The always entertaining Cleolinda has just begun a serialized recap of the 1840s serialized vampire novel Varney the Vampire, and it is hilarious. For example:

And now we proceed to one of the key features of Rymer/Prest’s writing, which is: real time dialogue, for idiots, by idiots. Did you hear a scream? I don’t know, did you? I’m pretty sure I did or I wouldn’t be asking? Yes, I think I heard a scream! Do you know where you heard the scream? It was so sudden that I cannot say! You guys, I think it came from FLORA’S ROOM! FLORA’S ROOM? YOU MEAN THE ROOM OF OUR SISTER? WHY YES I DO THINK SO! GET UP! I AM UP! DID YOU HEAR IT TOO? I SAY OLD CHAP I DO BELIEVE I DID! I am not even kidding. It’s still going, in fact.
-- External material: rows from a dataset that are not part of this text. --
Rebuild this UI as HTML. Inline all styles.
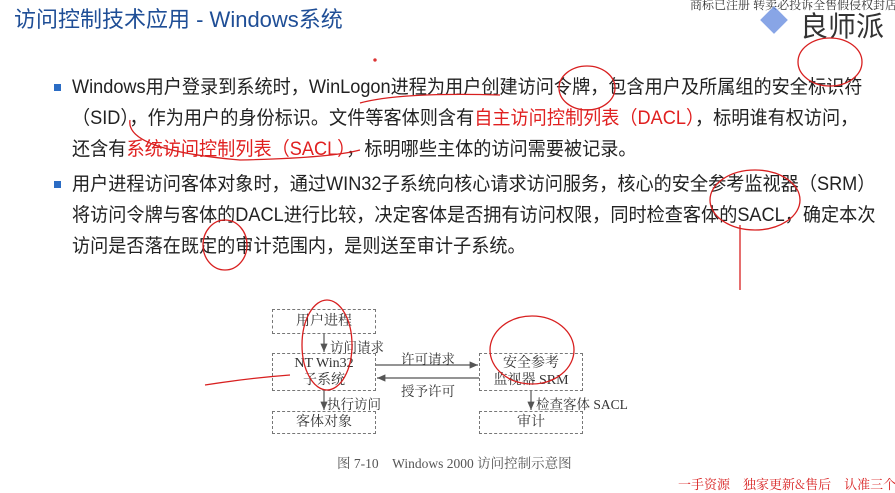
<!DOCTYPE html>
<html><head><meta charset="utf-8"><style>
body{margin:0;width:895px;height:493px;background:#fff;position:relative;overflow:hidden;font-family:"Liberation Sans","Noto Sans CJK SC",sans-serif}
.t{position:absolute;white-space:nowrap;font-size:19px;color:#222;line-height:24px;transform:scaleX(0.955);transform-origin:0 0}
.r{color:#e02020}
.b{position:absolute;width:7px;height:7px;background:#2b6cc4}
.box{position:absolute;border:1.5px dashed #777;background:#fff;box-sizing:border-box;font-family:"Liberation Serif","Noto Serif CJK SC",serif;font-size:14px;color:#333;text-align:center;display:flex;align-items:center;justify-content:center;line-height:17px}
.lb{position:absolute;font-family:"Liberation Serif","Noto Serif CJK SC",serif;font-size:13.5px;color:#333;white-space:nowrap}
</style></head><body>
<div class="t" style="left:14px;top:6px;font-size:22px;color:#1f4e96;line-height:28px;transform:none">访问控制技术应用 - Windows系统</div>
<div style="position:absolute;left:690px;top:-4px;font-family:'Noto Serif CJK SC',serif;font-size:12px;color:#333;white-space:nowrap">商标已注册 转卖必投诉全售假侵权封店</div>
<div style="position:absolute;left:760px;top:6px;width:28px;height:28px;background:#6a8fe0;transform:rotate(45deg) scale(.7);opacity:.8"></div>
<div class="t" style="left:800px;top:10px;font-size:28px;line-height:34px;color:#333;transform:none">良师派</div>
<div class="b" style="left:54px;top:84px"></div>
<div class="t" style="left:72px;top:76px">Windows用户登录到系统时，WinLogon进程为用户创建访问令牌，包含用户及所属组的安全标识符</div>
<div class="t" style="left:72px;top:107px">（SID），作为用户的身份标识。文件等客体则含有<span class="r">自主访问控制列表（DACL）</span>，标明谁有权访问，</div>
<div class="t" style="left:72px;top:138px">还含有<span class="r">系统访问控制列表（SACL）</span>，标明哪些主体的访问需要被记录。</div>
<div class="b" style="left:54px;top:181px"></div>
<div class="t" style="left:72px;top:173px">用户进程访问客体对象时，通过WIN32子系统向核心请求访问服务，核心的安全参考监视器（SRM）</div>
<div class="t" style="left:72px;top:204px">将访问令牌与客体的DACL进行比较，决定客体是否拥有访问权限，同时检查客体的SACL，确定本次</div>
<div class="t" style="left:72px;top:235px">访问是否落在既定的审计范围内，是则送至审计子系统。</div>

<svg style="position:absolute;left:0;top:0" width="895" height="493">
<defs><marker id="a" markerWidth="8" markerHeight="8" refX="7" refY="4" orient="auto"><path d="M0,1 L7,4 L0,7z" fill="#555"/></marker></defs>
<g stroke="#555" stroke-width="1.2" fill="none">
<line x1="324" y1="334" x2="324" y2="352" marker-end="url(#a)"/>
<line x1="324" y1="391" x2="324" y2="410" marker-end="url(#a)"/>
<line x1="531" y1="391" x2="531" y2="410" marker-end="url(#a)"/>
<line x1="376" y1="365" x2="478" y2="365" marker-end="url(#a)"/>
<line x1="479" y1="378" x2="377" y2="378" marker-end="url(#a)"/>
</g>
</svg>
<div class="box" style="left:272px;top:309px;width:104px;height:25px">用户进程</div>
<div class="box" style="left:272px;top:353px;width:104px;height:38px">NT Win32<br>子系统</div>
<div class="box" style="left:272px;top:411px;width:104px;height:23px">客体对象</div>
<div class="box" style="left:479px;top:353px;width:104px;height:38px">安全参考<br>监视器 SRM</div>
<div class="box" style="left:479px;top:411px;width:104px;height:23px">审计</div>
<div class="lb" style="left:330px;top:336px">访问请求</div>
<div class="lb" style="left:401px;top:348px">许可请求</div>
<div class="lb" style="left:401px;top:380px">授予许可</div>
<div class="lb" style="left:327px;top:393px">执行访问</div>
<div class="lb" style="left:536px;top:393px">检查客体 SACL</div>
<div class="lb" style="left:337px;top:452px;color:#555">图 7-10　Windows 2000 访问控制示意图</div>
<svg style="position:absolute;left:0;top:0" width="895" height="493">
<g stroke="#d82020" stroke-width="1.3" fill="none">
<ellipse cx="587" cy="88" rx="28" ry="22"/>
<ellipse cx="830" cy="62" rx="32" ry="24"/>
<ellipse cx="755" cy="200" rx="45" ry="30"/>
<ellipse cx="375" cy="60" rx="1" ry="1"/>
<ellipse cx="327" cy="345" rx="25" ry="45"/>
<ellipse cx="532" cy="350" rx="42" ry="34"/>
<ellipse cx="225" cy="245" rx="22" ry="25"/>
<path d="M360 103 Q400 92 500 95"/>
<path d="M740 290 L740 225"/>
<path d="M205 385 Q250 378 290 375"/>
<path d="M130 120 Q125 150 240 160 Q330 158 360 150"/>
</g>
</svg>
<div style="position:absolute;left:678px;top:474px;font-family:'Noto Serif CJK SC',serif;font-size:13px;color:#d82020;white-space:nowrap">一手资源　独家更新&amp;售后　认准三个淘宝</div>
</body></html>
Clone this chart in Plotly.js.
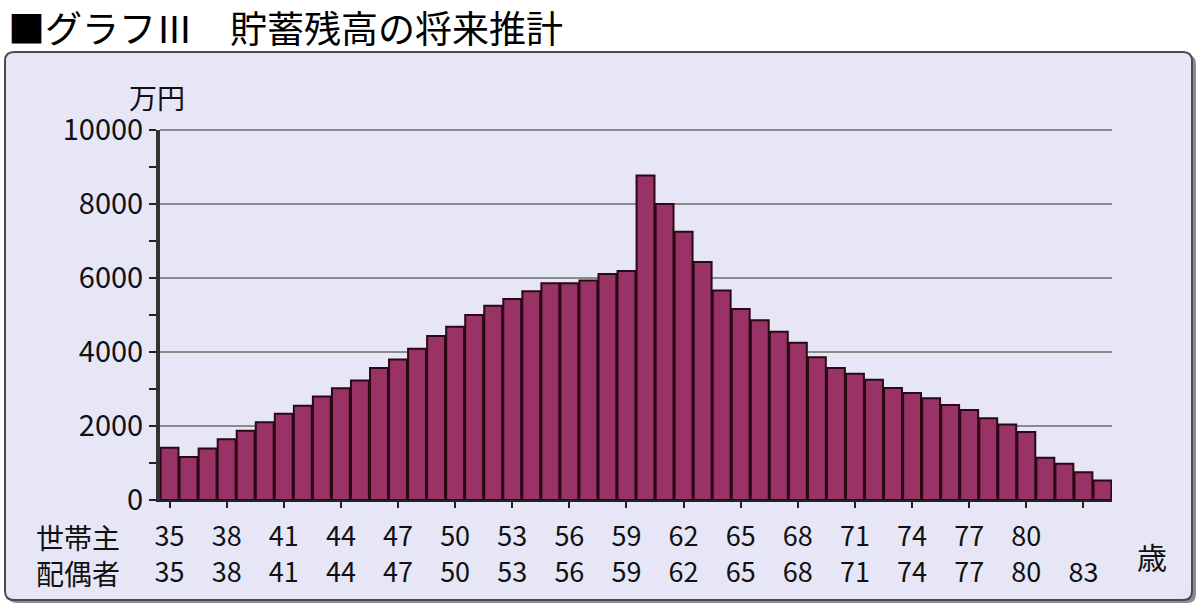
<!DOCTYPE html>
<html>
<head>
<meta charset="utf-8">
<script src="https://cdn.plot.ly/plotly-3.0.1.min.js"></script>
<style>html,body{margin:0;padding:0;background:#fff;}#chart{width:1200px;height:612px;}</style>
</head>
<body>
<div id="chart"></div>
<script>
// Spouse ages (one bar per year)
const ages = [35,36,37,38,39,40,41,42,43,44,45,46,47,48,49,50,51,52,53,54,55,56,57,58,59,
              60,61,62,63,64,65,66,67,68,69,70,71,72,73,74,75,76,77,78,79,80,81,82,83,84];
// Projected savings balance (万円)
const savings = [1410,1160,1390,1640,1870,2100,2330,2550,2800,3020,3230,3570,3800,4090,4430,4680,5000,5250,5430,5640,5860,5860,5930,6110,6190,
                 8770,8000,7250,6430,5660,5160,4860,4550,4250,3860,3570,3410,3250,3030,2890,2750,2570,2430,2210,2040,1840,1140,980,750,530];
// Tick labels
const tickAges = [35,38,41,44,47,50,53,56,59,62,65,68,71,74,77,80,83];
const headLabels = ['35','38','41','44','47','50','53','56','59','62','65','68','71','74','77','80',''];
const spouseLabels = ['35','38','41','44','47','50','53','56','59','62','65','68','71','74','77','80','83'];
const yTicks = [0,2000,4000,6000,8000,10000];
const yTickText = ['0','2000','4000','6000','8000','10000'];

const font = '"Noto Sans CJK JP", "Noto Sans", sans-serif';
const ticktext = tickAges.map((a,i)=> headLabels[i] + '<br>' + spouseLabels[i]);

// paper-coordinate helpers for decoration (plot area 160..1112 x 130..500 px)
const L=160, R=1112, T=130, B=500;
const px = x => (x-L)/(R-L);
const py = y => (B-y)/(B-T);

function roundRect(x0,y0,x1,y1,r){
  const X0=px(x0),X1=px(x1),Y0=py(y0),Y1=py(y1);
  const rx=r/(R-L), ry=r/(B-T);
  return `M ${X0+rx} ${Y0} L ${X1-rx} ${Y0} Q ${X1} ${Y0} ${X1} ${Y0-ry} L ${X1} ${Y1+ry} Q ${X1} ${Y1} ${X1-rx} ${Y1} L ${X0+rx} ${Y1} Q ${X0} ${Y1} ${X0} ${Y1+ry} L ${X0} ${Y0-ry} Q ${X0} ${Y0} ${X0+rx} ${Y0} Z`;
}

const trace = {
  type:'bar', x: ages, y: savings,
  marker:{color:'#993366', line:{color:'#2a0814', width:2}},
  hoverinfo:'x+y'
};

const layout = {
  width:1200, height:612,
  margin:{l:L, r:1200-R, t:T, b:612-B},
  paper_bgcolor:'#ffffff',
  plot_bgcolor:'#ffffff',
  bargap:0.06,
  showlegend:false,
  xaxis:{
    type:'linear', range:[34.5,84.5],
    tickvals:tickAges, ticktext:ticktext,
    ticks:'outside', ticklen:6, tickwidth:2, tickcolor:'#222',
    ticklabelstandoff:6,
    showline:true, linecolor:'#222', linewidth:2,
    showgrid:false, zeroline:false,
    tickfont:{family:font, size:27, color:'#111'},
    fixedrange:true
  },
  yaxis:{
    range:[0,10000], tickvals:yTicks, ticktext:yTickText,
    ticks:'outside', ticklen:7, tickwidth:2, tickcolor:'#222',
    minor:{dtick:1000, tick0:0, ticks:'outside', ticklen:7, tickwidth:2, tickcolor:'#222', showgrid:false},
    showline:true, linecolor:'#333', linewidth:4,
    showgrid:true, gridcolor:'#8a8a8a', gridwidth:2,
    zeroline:false,
    tickfont:{family:font, size:29, color:'#111'},
    fixedrange:true
  },
  shapes:[
    {type:'path', xref:'paper', yref:'paper', layer:'below', path:roundRect(8,55,1196,603,9),
     fillcolor:'#8c8c8c', line:{width:0}},
    {type:'path', xref:'paper', yref:'paper', layer:'below', path:roundRect(5,52,1192,600,9),
     fillcolor:'#e6e6f7', line:{color:'#4a4a4a', width:2}},
    {type:'line', xref:'paper', yref:'paper', x0:0, x1:1, y0:1, y1:1, line:{color:'#8a8a8a', width:2}}
  ],
  annotations:[
    {text:'■グラフⅢ　貯蓄残高の将来推計', xref:'paper', yref:'paper', x:px(6), y:py(27),
     xanchor:'left', yanchor:'middle', showarrow:false, font:{family:font, size:37, color:'#000'}},
    {text:'万円', xref:'paper', yref:'paper', x:px(157), y:py(97), xanchor:'center', yanchor:'middle',
     showarrow:false, font:{family:font, size:28, color:'#111'}},
    {text:'世帯主<br>配偶者', xref:'paper', yref:'paper', x:px(122), y:py(555), xanchor:'right', yanchor:'middle',
     align:'right', showarrow:false, font:{family:font, size:28, color:'#111'}},
    {text:'歳', xref:'paper', yref:'paper', x:px(1152), y:py(556), xanchor:'center', yanchor:'middle',
     showarrow:false, font:{family:font, size:30, color:'#111'}}
  ]
};

Plotly.newPlot('chart', [trace], layout, {displayModeBar:false, staticPlot:true});
</script>
</body>
</html>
DO YOU HEAR THE SCREAMS? THE SCREAMS, THEY SCREAM AGAIN! WHY YES I DO! CAN YOU DOUBT THEY ARE FLORA’S NOW? WHY I DO NOT BELIEVE I CAN! WE MUST SEARCH THE HOUSE! WHY, DO YOU NOT KNOW WHERE YOUR SISTER’S ROOM IS? WELL I’M JUST SAYING THAT MAYBE WE NEED TO BE THOROUGH ABOUT THIS! BUT I THOUGHT WE AGREED IT’S FLORA (WHO IS YOUR SISTER) WHO IS SCREAMING? So finally we get to Flora’s room, but it is locked!! I will spare you the next umpteen pages of three grown men trying to conquer this one door, except to say that Marchdale runs off and gets his crowbar (what, you don’t keep a crowbar in your room?), and we start to make progress. Kind of.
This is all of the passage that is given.